The sort of art that one makes at Burning Man is not like the sort of art that one makes elsewhere. The gallery space is a desert. The viewers of the art are crowds of brightly colored denizens of a temporary city. And the temporary city is in a desert, because it is one of the few places in the world that such a massive, temporary project of infrastructure, ingenuity, and imagination could be easily built and disassembled.
Temporary is the factor overshadowing every piece of art in the Black Rock Desert. Time controls the build schedule, and the construction materials. The Burning Man festival is only one week long, so the art must appear and disappear again on that time frame. And it must disappear very literally, as the land is public land, conserved environmentally as well as architecturally. Nothing permanent can be built, and no trace of what occurs there can remain. This is one of the reasons that burning the art has become so popular, in mimicry of the climactic burn of the gigantic wooden man that gives the festival its name.
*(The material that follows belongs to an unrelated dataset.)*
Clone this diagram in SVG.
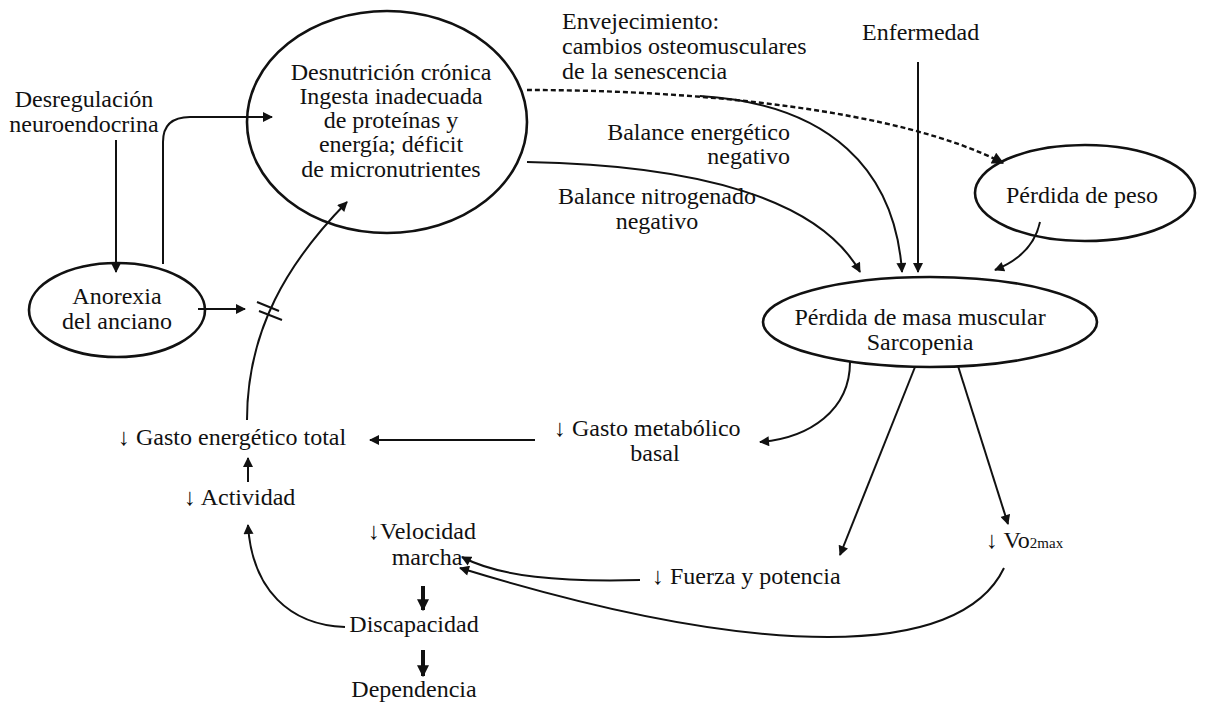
<svg xmlns="http://www.w3.org/2000/svg" width="1208" height="704" viewBox="0 0 1208 704" font-family="'Liberation Serif', 'Times New Roman', serif">
<style>
text{font-size:24px;fill:#111}
.c{text-anchor:middle}
.r{text-anchor:end}
.n{fill:none;stroke:#111;stroke-width:2.6}
.e{fill:none;stroke:#111;stroke-width:2}
.d{stroke-dasharray:5 3;stroke-width:2.4}
.th{stroke-width:4}
</style>
<defs>
<marker id="a" viewBox="0 0 10 10" refX="9" refY="5" markerWidth="5.5" markerHeight="5" orient="auto" markerUnits="strokeWidth"><path d="M0,0 L10,5 L0,10 z" fill="#111"/></marker>
<marker id="b" viewBox="0 0 10 10" refX="9" refY="5" markerWidth="3" markerHeight="3" orient="auto" markerUnits="strokeWidth"><path d="M0,0 L10,5 L0,10 z" fill="#111"/></marker>
</defs>
<rect width="1208" height="704" fill="#fff"/>
<g id="connectors">
<path class="e" d="M116,140 V272" marker-end="url(#a)"/>
<path class="e" d="M163,264 V142 Q163,117 190,117 H272" marker-end="url(#a)"/>
<path class="e" d="M198,309 H245" marker-end="url(#a)"/>
<path class="e" d="M247,420 C247,330 288,262 347,202" marker-end="url(#a)"/>
<path class="e" d="M257,302 L279,311 M259,311 L282,320"/>
<path class="e d" d="M527,90 C700,90 900,110 1003,163" marker-end="url(#a)"/>
<path class="e" d="M700,96 C830,104 895,170 902,272" marker-end="url(#a)"/>
<path class="e" d="M527,162 C700,165 820,200 860,272" marker-end="url(#a)"/>
<path class="e" d="M918,62 V272" marker-end="url(#a)"/>
<path class="e" d="M1040,222 C1035,245 1020,260 995,270" marker-end="url(#a)"/>
<path class="e" d="M850,362 C850,410 810,438 760,442" marker-end="url(#a)"/>
<path class="e" d="M915,367 L840,555" marker-end="url(#a)"/>
<path class="e" d="M958,366 L1008,524" marker-end="url(#a)"/>
<path class="e" d="M535,440 H370" marker-end="url(#a)"/>
<path class="e" d="M640,580 C560,582 500,577 462,557" marker-end="url(#a)"/>
<path class="e" d="M1004,568 C960,660 760,660 460,568" marker-end="url(#a)"/>
<path class="e th" d="M423,586 V610" marker-end="url(#b)"/>
<path class="e th" d="M423,650 V676" marker-end="url(#b)"/>
<path class="e" d="M345,627 C290,625 252,590 248,525" marker-end="url(#a)"/>
<path class="e" d="M248,482 V458" marker-end="url(#a)"/>
</g>
<g id="desnutricion">
<ellipse class="n" cx="387" cy="122" rx="140" ry="111"/>
<text class="c" x="391" y="80">Desnutrición crónica</text>
<text class="c" x="391" y="104">Ingesta inadecuada</text>
<text class="c" x="391" y="128">de proteínas y</text>
<text class="c" x="391" y="152">energía; déficit</text>
<text class="c" x="391" y="177">de micronutrientes</text>
</g>
<g id="desregulacion">
<text class="c" x="84" y="107">Desregulación</text>
<text class="c" x="84" y="132">neuroendocrina</text>
</g>
<g id="anorexia">
<ellipse class="n" cx="117" cy="310" rx="88" ry="47"/>
<text class="c" x="117" y="304">Anorexia</text>
<text class="c" x="117" y="329">del anciano</text>
</g>
<g id="envejecimiento">
<text x="562" y="29">Envejecimiento:</text>
<text x="562" y="54">cambios osteomusculares</text>
<text x="562" y="79">de la senescencia</text>
</g>
<g id="enfermedad"><text x="862" y="40">Enfermedad</text></g>
<g id="balance-energetico">
<text class="r" x="790" y="140">Balance energético</text>
<text class="r" x="790" y="164">negativo</text>
</g>
<g id="balance-nitrogenado">
<text class="c" x="657" y="204">Balance nitrogenado</text>
<text class="c" x="657" y="229">negativo</text>
</g>
<g id="perdida-peso">
<ellipse class="n" cx="1085" cy="193" rx="110" ry="48"/>
<text class="c" x="1082" y="203">Pérdida de peso</text>
</g>
<g id="sarcopenia">
<ellipse class="n" cx="930" cy="322" rx="167" ry="45"/>
<text class="c" x="920" y="325">Pérdida de masa muscular</text>
<text class="c" x="920" y="350">Sarcopenia</text>
</g>
<g id="gasto-total"><text x="118" y="445">↓ Gasto energético total</text></g>
<g id="gasto-metabolico">
<text x="554" y="436">↓ Gasto metabólico</text>
<text class="c" x="655" y="461">basal</text>
</g>
<g id="actividad"><text x="184" y="505">↓ Actividad</text></g>
<g id="velocidad">
<text x="368" y="539">↓Velocidad</text>
<text class="c" x="427" y="565">marcha</text>
</g>
<g id="fuerza"><text x="652" y="584">↓ Fuerza y potencia</text></g>
<g id="vo2max"><text x="986" y="548">↓ Vo<tspan font-size="15">2max</tspan></text></g>
<g id="discapacidad"><text class="c" x="414" y="632">Discapacidad</text></g>
<g id="dependencia"><text class="c" x="414" y="697">Dependencia</text></g>
</svg>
Time was the reason that Embrace, built by the Pier Group, burned on Friday morning of Burning Man 2014. A collective of artists, engineers, and builders who had collaborated on previous Burning Man art projects came together to build a 72-foot sculpture of two figures embracing. But by the time the work was completed, they realized that they could never disassemble it and clean up the area on schedule. So they decided to let fire do their work for them. A dense cloud of smoke went up into the blue desert sky of the morning as flames ate away the delaminated plywood making the skin of the structure. A crowd of onlookers danced and cheered as the core structure burned. The structure had previously supported internal staircases allowing visitors to climb inside the sculpture and up to the heads. Each figure held massive chandeliers in their chests, in the shape of human hearts. As the last vestiges of the structure collapsed into charcoal and ash, a dust storm swept over the desert, leaving the revelers blind in a white cloud, with nothing but the beat of music to guide them.
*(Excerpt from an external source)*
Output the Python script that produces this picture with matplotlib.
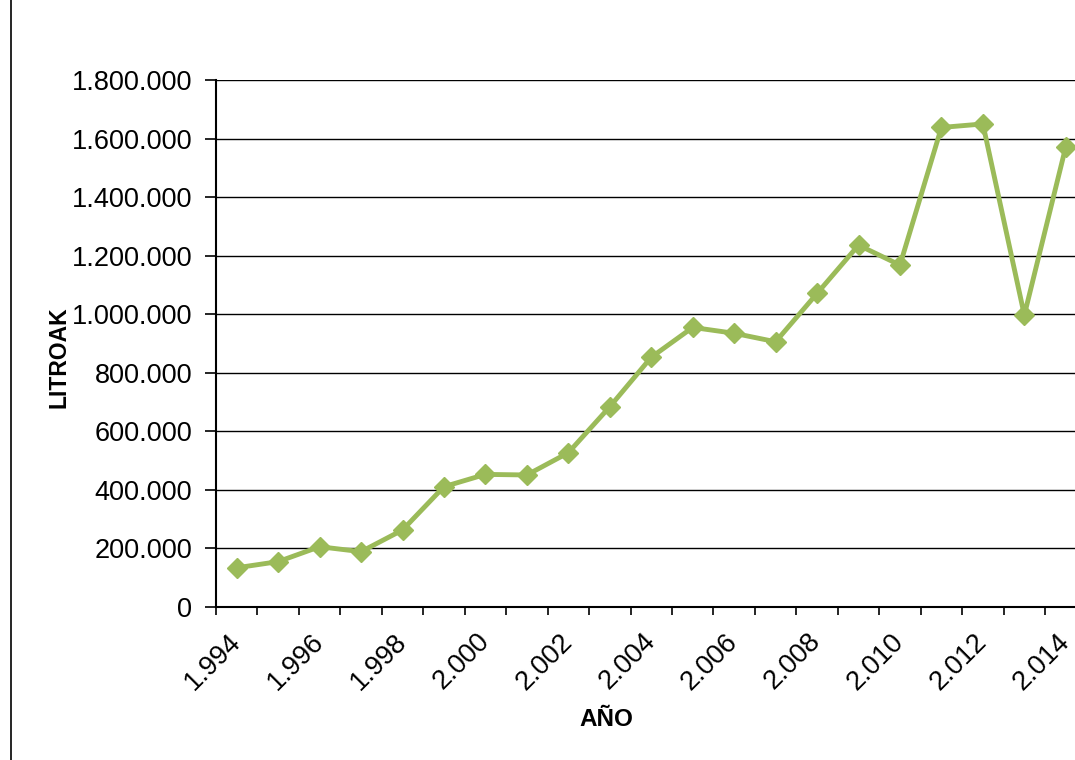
import matplotlib.pyplot as plt
from matplotlib.ticker import FuncFormatter
from matplotlib.lines import Line2D

plt.rcParams['font.family'] = ['Liberation Sans', 'DejaVu Sans']

# data
years = list(range(1994, 2015))
litros = [134000, 155000, 206000, 189000, 263000, 411000, 453000, 451000,
          527000, 684000, 853000, 955000, 935000, 906000, 1071000, 1236000,
          1168000, 1638000, 1650000, 997000, 1572000]
label_years = years[::2]

fig = plt.figure(figsize=(10.75, 7.6), dpi=100)
ax = fig.add_axes([0.2009, 0.2013, 0.8098, 0.6934])

ax.plot(years, litros, color='#9BBB59', lw=3.5, marker='D', ms=10,
        mec='#9BBB59', mfc='#9BBB59', zorder=3, clip_on=False)

ax.set_xlim(years[0] - 0.5, years[-1] + 0.5)
ax.set_ylim(0, 1800000)
ax.set_yticks(range(0, 1800001, 200000))
ax.yaxis.set_major_formatter(FuncFormatter(lambda v, p: f"{v:,.0f}".replace(',', '.')))
ax.grid(axis='y', color='black', lw=1.0, zorder=1)

# ticks between categories, labels on every second year
ax.set_xticks([y - 0.5 for y in years] + [years[-1] + 0.5])
ax.set_xticklabels([])
ax.set_xticks(label_years, labels=[f"{y // 1000}.{y % 1000:03d}" for y in label_years], minor=True)
ax.tick_params(axis='x', which='major', length=6, width=1.2, direction='out')
ax.tick_params(axis='x', which='minor', length=0, pad=22, labelsize=19.5)
plt.setp(ax.get_xticklabels(minor=True), rotation=45, ha='right', va='center',
         rotation_mode='anchor')
ax.tick_params(axis='y', length=8, width=1.2, pad=9, labelsize=19.5)

for s in ['top', 'right']:
    ax.spines[s].set_visible(False)
for s in ['left', 'bottom']:
    ax.spines[s].set_linewidth(1.5)

fig.text(59 / 1075, 1 - 357 / 760, 'LITROAK', rotation=90, ha='center', va='center',
         fontsize=16.5, fontweight='bold')
fig.text(606 / 1075, 1 - 720 / 760, 'AÑO', ha='center', va='center',
         fontsize=17.5, fontweight='bold')

# left frame line
fig.add_artist(Line2D([11 / 1075, 11 / 1075], [0, 1], color='black', lw=1.2,
                      transform=fig.transFigure))

fig.savefig('out.png', dpi=100)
It might seem wasteful to spend all that money, effort, and material on a piece of art that will last for less than a week. But any construction, whether made of wood, steel, or stone is transitory, and requires upkeep to maintain. Burning Man is a festival of repetition and cycles. Every annual festival is not just a week, but the culmination of an entire year of fund raising, planning, and work behind the scenes. Like an annual flower which blooms once and then whithers away until next year, the plant is not dead beneath the ground during the winter, but simply in the less abundant stage of its life cycle. Some art strives for permanence, attempting to make a mark that will last through the accelerating years. But every work of art is more than what is seen at its point of completion. From sketches, to models, to failed experiments, to lessons learned, to grant applications, to sales—all of these non-art elements come together to make the art what it is.
The process of art is what Burning Man celebrates, in addition to the monumental size of some of the works. The community is a huge factor. Crowd-developed, crowd-built, and crowd-funded projects like Embrace are the only reason that such scale is possible. The crowd is every bit as important as any individual artist, and while certain names may take the spotlight, everyone knows the assistants as well. The artwork expands outward, not constrained to any particular creativity or site, but spread throughout all who come in contact with it. Those who interact with the work, climbing its staircases, hiding in its shade from the heat of the sun, and who gather to watch and cheer its burning are part of the process, and part of the art. From initial spark, to the final pile of embers, this is what is considered when attendees refer to “The Burn”. From the most engineered plans, to the random synchronicity of a fire in a dust storm, the elements of the creative process embrace each other, holding tightly, until they suddenly let go.